Finding acceleration with only height and time.

[undergradphys]

So people have been arguing about a video games new hero, saying the gravity with which corpses fly off at is too low, and it looks like "moon physics". One guy went so far as to solve for acceleration for the bodies in the video.

"http://www.youtube.com/watch?v=ldMOdxKs8S4

At 11:06 you can see that zombie went up and over a ~10 m tree in ~3 seconds.

a=Voy^2/(2*h)

t/2=v/a

So, 8*h/t^2=a

Thus,
8*10/(3^2) = a = 8.9 m/s^2 ~ equal to EARTH (Especially if you consider drag)

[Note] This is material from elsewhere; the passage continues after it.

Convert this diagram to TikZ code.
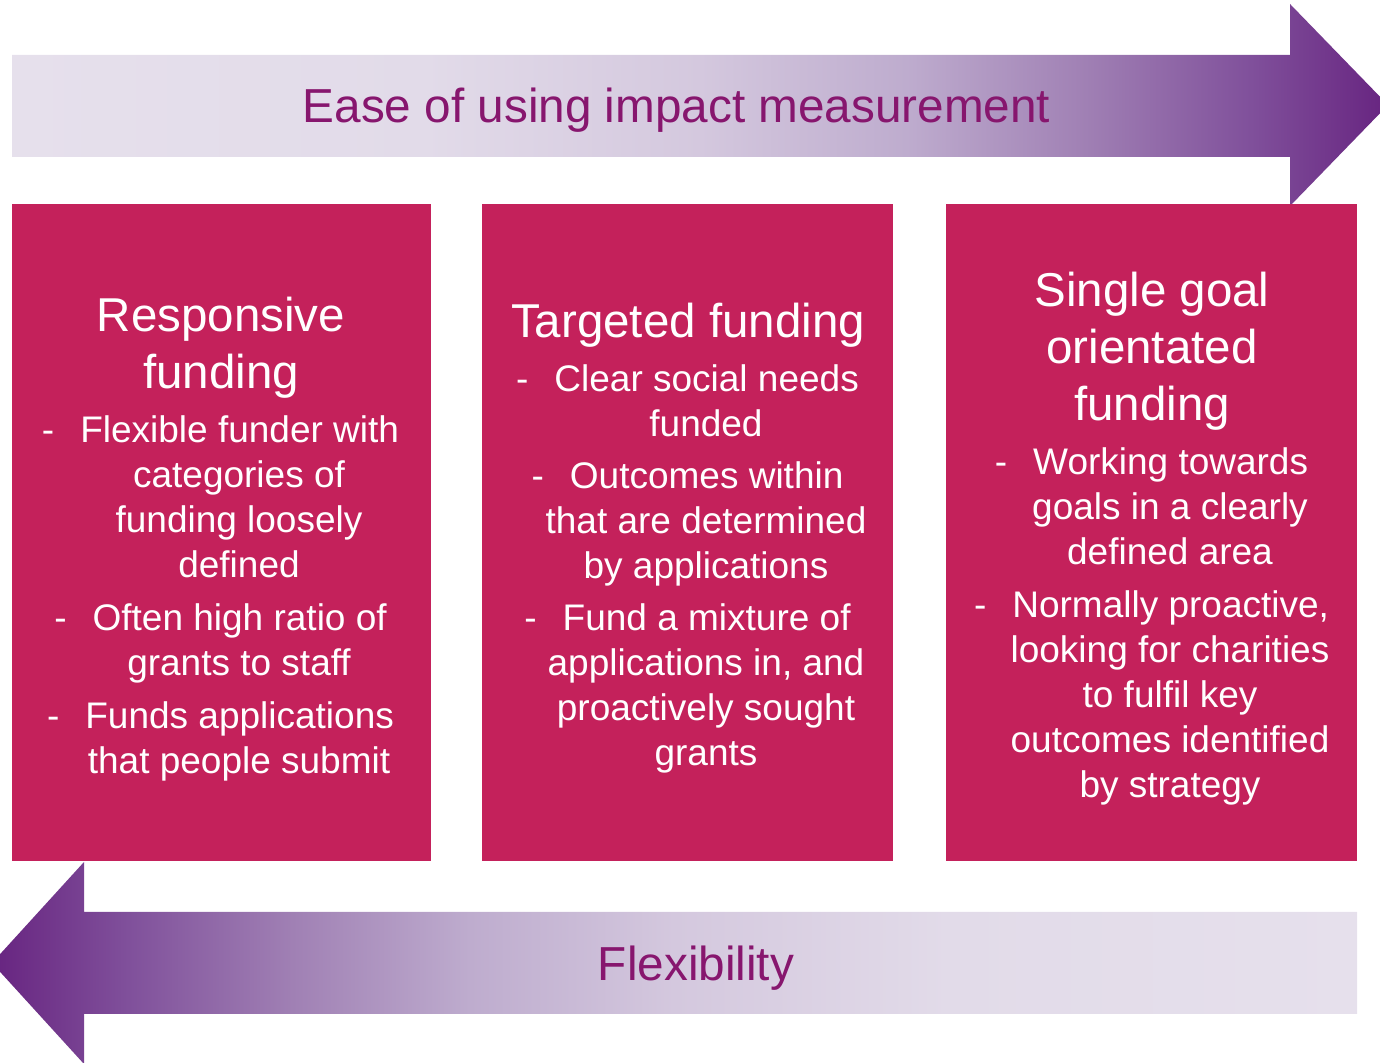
\documentclass[tikz,border=0pt]{standalone}
\usepackage{fontspec}
\setmainfont{Liberation Sans}
\definecolor{boxfill}{RGB}{196,33,91}
\definecolor{labelcol}{RGB}{135,22,110}
\definecolor{lavA}{RGB}{230,224,236}
\definecolor{lavB}{RGB}{226,219,233}
\definecolor{lavC}{RGB}{212,200,222}
\definecolor{lavD}{RGB}{190,172,206}
\definecolor{lavE}{RGB}{160,128,180}
\definecolor{lavF}{RGB}{128,80,155}
\definecolor{lavG}{RGB}{103,36,128}
\pgfdeclarehorizontalshading{easeshade}{100bp}{color(0bp)=(lavA); color(25bp)=(lavA);
  color(40bp)=(lavB); color(50bp)=(lavC); color(57.5bp)=(lavD); color(64bp)=(lavE);
  color(70bp)=(lavF); color(75bp)=(lavG); color(100bp)=(lavG)}
\pgfdeclarehorizontalshading{flexshade}{100bp}{color(0bp)=(lavG); color(25bp)=(lavG);
  color(30bp)=(lavF); color(36bp)=(lavE); color(42.5bp)=(lavD); color(50bp)=(lavC);
  color(60bp)=(lavB); color(75bp)=(lavA); color(100bp)=(lavA)}
\newcommand{\bul}{\hspace*{-37bp}-\hspace{26bp}}
\tikzset{
  fundbox/.style={fill=boxfill, draw=none, anchor=north west, inner sep=0pt, minimum height=657bp},
  headtext/.style={text=white, align=center, anchor=base, inner sep=0pt, font=\fontsize{47.5bp}{57bp}\selectfont},
  itemtext/.style={text=white, align=center, anchor=base, inner sep=0pt, font=\fontsize{37bp}{45bp}\selectfont},
  arrowtext/.style={text=labelcol, anchor=base, inner sep=0pt, font=\fontsize{47.7bp}{57bp}\selectfont},
}
\begin{document}
\begin{tikzpicture}
  \useasboundingbox (0bp,0bp) rectangle (1380bp,1063bp);
  % Arrow: ease
  \shade[shading=easeshade] (12bp,1008bp) -- (1290bp,1008bp) -- (1290bp,1059bp) -- (1388bp,958bp)
    -- (1290bp,857bp) -- (1290bp,906bp) -- (12bp,906bp) -- cycle;
  \node[arrowtext] (ease) at (676.5bp,940bp) {Ease of using impact measurement};
  % Arrow: flex
  \shade[shading=flexshade] (1357bp,151bp) -- (84bp,151bp) -- (84bp,201bp) -- (-8bp,100bp)
    -- (84bp,-1bp) -- (84bp,49bp) -- (1357bp,49bp) -- cycle;
  \node[arrowtext] (flex) at (696bp,82bp) {Flexibility};
  % Node: resp (base = last line)
  \node[fundbox, minimum width=419bp] (resp) at (12bp,859bp) {};
  \node[headtext] (resptitle) at (221bp,674bp) {Responsive\\funding};
  \node[itemtext] (resp1) at (239bp,485bp) {\bul Flexible funder with\\categories of\\funding loosely\\defined};
  \node[itemtext] (resp2) at (239bp,387bp) {\bul Often high ratio of\\grants to staff};
  \node[itemtext] (resp3) at (239bp,289bp) {\bul Funds applications\\that people submit};
  % Node: targ
  \node[fundbox, minimum width=411bp] (targ) at (482bp,859bp) {};
  \node[headtext] (targtitle) at (688bp,725bp) {Targeted funding};
  \node[itemtext] (targ1) at (706bp,626bp) {\bul Clear social needs\\funded};
  \node[itemtext] (targ2) at (706bp,484bp) {\bul Outcomes within\\that are determined\\by applications};
  \node[itemtext] (targ3) at (706bp,297bp) {\bul Fund a mixture of\\applications in, and\\proactively sought\\grants};
  % Node: sing
  \node[fundbox, minimum width=411bp] (sing) at (946bp,859bp) {};
  \node[headtext] (singtitle) at (1152bp,642bp) {Single goal\\orientated\\funding};
  \node[itemtext] (sing1) at (1170bp,498bp) {\bul Working towards\\goals in a clearly\\defined area};
  \node[itemtext] (sing2) at (1170bp,265bp) {\bul Normally proactive,\\looking for charities\\to fulfil key\\outcomes identified\\by strategy};
%
\end{tikzpicture}
\end{document}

In fact, to get the moons gravity of 1.624 m/s^2 the tree would need to be,

8*h/(3^2) = 1.624 => h = 1.827 meters tall, which is likely SHORTER than out hero."

Im confused where he got his equations, because it doesn't seem valid taht you can calculate acceleration, which is change in velocity, with only the change in distance over time.

 

[kuruman]

Im confused where he got his equations, because it doesn't seem valid taht you can calculate acceleration, which is change in velocity, with only the change in distance over time.

You can because what you have is maximum distance, $h_{max}$ and the time of flight $t_f$ which is also the time required for the initial velocity $v_i$ to reverse direction. Here is how he got his equations. Note that $a$ stands for the magnitude of the acceleration.
From the velocity equation $v_f=v_i-at$ you get,$$-v_i=v_i-at_f~\rightarrow~v_i=\frac{at_f}{2}$$Using the equation relating acceleration, displacement $d$ and initial and final speed, $2(-a)d=v_f^2-v_i^2$ with $d=h_{max}$ and $v_f=0$, $$2(-a)h_{max}=0^2-v_i^2=-\left(\frac{at_f}{2}\right)^2$$from which$$a=\frac{8 h_{max}}{t^2}.$$